» EXERCISE INSTRUCTIONS: Copy the material that follows word for word and omit its pictures.

» DATA EXCERPT:
****

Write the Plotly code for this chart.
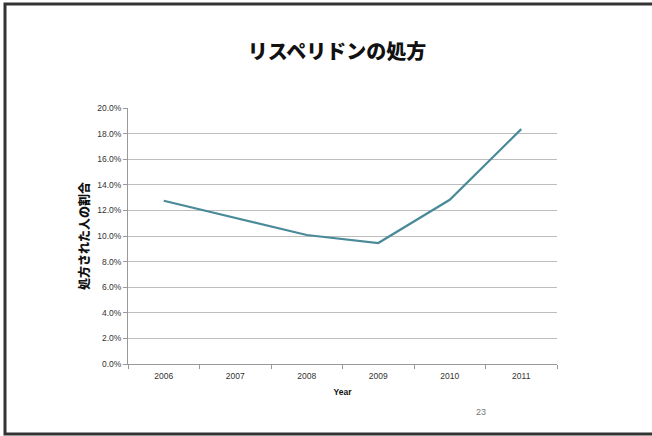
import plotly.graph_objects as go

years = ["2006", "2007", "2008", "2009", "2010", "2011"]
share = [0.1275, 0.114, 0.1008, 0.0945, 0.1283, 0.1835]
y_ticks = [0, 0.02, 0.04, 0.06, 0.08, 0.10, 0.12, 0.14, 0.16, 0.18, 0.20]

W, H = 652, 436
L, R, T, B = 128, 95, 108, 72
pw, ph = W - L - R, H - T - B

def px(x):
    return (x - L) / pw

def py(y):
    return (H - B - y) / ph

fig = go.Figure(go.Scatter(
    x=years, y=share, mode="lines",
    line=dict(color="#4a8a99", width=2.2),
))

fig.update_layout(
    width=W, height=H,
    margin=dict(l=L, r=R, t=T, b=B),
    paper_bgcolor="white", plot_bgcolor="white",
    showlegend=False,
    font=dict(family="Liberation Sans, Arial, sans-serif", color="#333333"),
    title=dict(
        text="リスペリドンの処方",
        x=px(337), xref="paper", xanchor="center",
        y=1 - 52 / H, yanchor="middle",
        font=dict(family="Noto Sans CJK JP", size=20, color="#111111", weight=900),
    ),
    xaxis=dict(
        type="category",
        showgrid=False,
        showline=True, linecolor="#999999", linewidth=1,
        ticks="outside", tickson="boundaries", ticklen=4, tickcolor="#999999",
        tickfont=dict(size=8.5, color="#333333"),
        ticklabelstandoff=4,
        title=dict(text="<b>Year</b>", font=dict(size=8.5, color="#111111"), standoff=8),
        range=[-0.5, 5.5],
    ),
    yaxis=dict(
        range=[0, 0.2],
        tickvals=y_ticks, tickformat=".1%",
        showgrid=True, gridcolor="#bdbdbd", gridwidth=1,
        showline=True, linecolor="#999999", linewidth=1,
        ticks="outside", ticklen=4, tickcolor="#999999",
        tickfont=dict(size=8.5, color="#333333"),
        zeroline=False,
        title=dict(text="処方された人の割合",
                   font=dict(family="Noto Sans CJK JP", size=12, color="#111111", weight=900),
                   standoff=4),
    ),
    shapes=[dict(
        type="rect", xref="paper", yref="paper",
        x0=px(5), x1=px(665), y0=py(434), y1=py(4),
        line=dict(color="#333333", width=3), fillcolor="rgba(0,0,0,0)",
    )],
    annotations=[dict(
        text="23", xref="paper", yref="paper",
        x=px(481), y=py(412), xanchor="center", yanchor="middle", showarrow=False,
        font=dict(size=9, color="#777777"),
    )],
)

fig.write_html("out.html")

****

» FINISHED TASK:
Write the Plotly code for this chart.
import plotly.graph_objects as go

years = ["2006", "2007", "2008", "2009", "2010", "2011"]
share = [0.1275, 0.114, 0.1008, 0.0945, 0.1283, 0.1835]
y_ticks = [0, 0.02, 0.04, 0.06, 0.08, 0.10, 0.12, 0.14, 0.16, 0.18, 0.20]

W, H = 652, 436
L, R, T, B = 128, 95, 108, 72
pw, ph = W - L - R, H - T - B

def px(x):
    return (x - L) / pw

def py(y):
    return (H - B - y) / ph

fig = go.Figure(go.Scatter(
    x=years, y=share, mode="lines",
    line=dict(color="#4a8a99", width=2.2),
))

fig.update_layout(
    width=W, height=H,
    margin=dict(l=L, r=R, t=T, b=B),
    paper_bgcolor="white", plot_bgcolor="white",
    showlegend=False,
    font=dict(family="Liberation Sans, Arial, sans-serif", color="#333333"),
    title=dict(
        text="リスペリドンの処方",
        x=px(337), xref="paper", xanchor="center",
        y=1 - 52 / H, yanchor="middle",
        font=dict(family="Noto Sans CJK JP", size=20, color="#111111", weight=900),
    ),
    xaxis=dict(
        type="category",
        showgrid=False,
        showline=True, linecolor="#999999", linewidth=1,
        ticks="outside", tickson="boundaries", ticklen=4, tickcolor="#999999",
        tickfont=dict(size=8.5, color="#333333"),
        ticklabelstandoff=4,
        title=dict(text="<b>Year</b>", font=dict(size=8.5, color="#111111"), standoff=8),
        range=[-0.5, 5.5],
    ),
    yaxis=dict(
        range=[0, 0.2],
        tickvals=y_ticks, tickformat=".1%",
        showgrid=True, gridcolor="#bdbdbd", gridwidth=1,
        showline=True, linecolor="#999999", linewidth=1,
        ticks="outside", ticklen=4, tickcolor="#999999",
        tickfont=dict(size=8.5, color="#333333"),
        zeroline=False,
        title=dict(text="処方された人の割合",
                   font=dict(family="Noto Sans CJK JP", size=12, color="#111111", weight=900),
                   standoff=4),
    ),
    shapes=[dict(
        type="rect", xref="paper", yref="paper",
        x0=px(5), x1=px(665), y0=py(434), y1=py(4),
        line=dict(color="#333333", width=3), fillcolor="rgba(0,0,0,0)",
    )],
    annotations=[dict(
        text="23", xref="paper", yref="paper",
        x=px(481), y=py(412), xanchor="center", yanchor="middle", showarrow=False,
        font=dict(size=9, color="#777777"),
    )],
)

fig.write_html("out.html")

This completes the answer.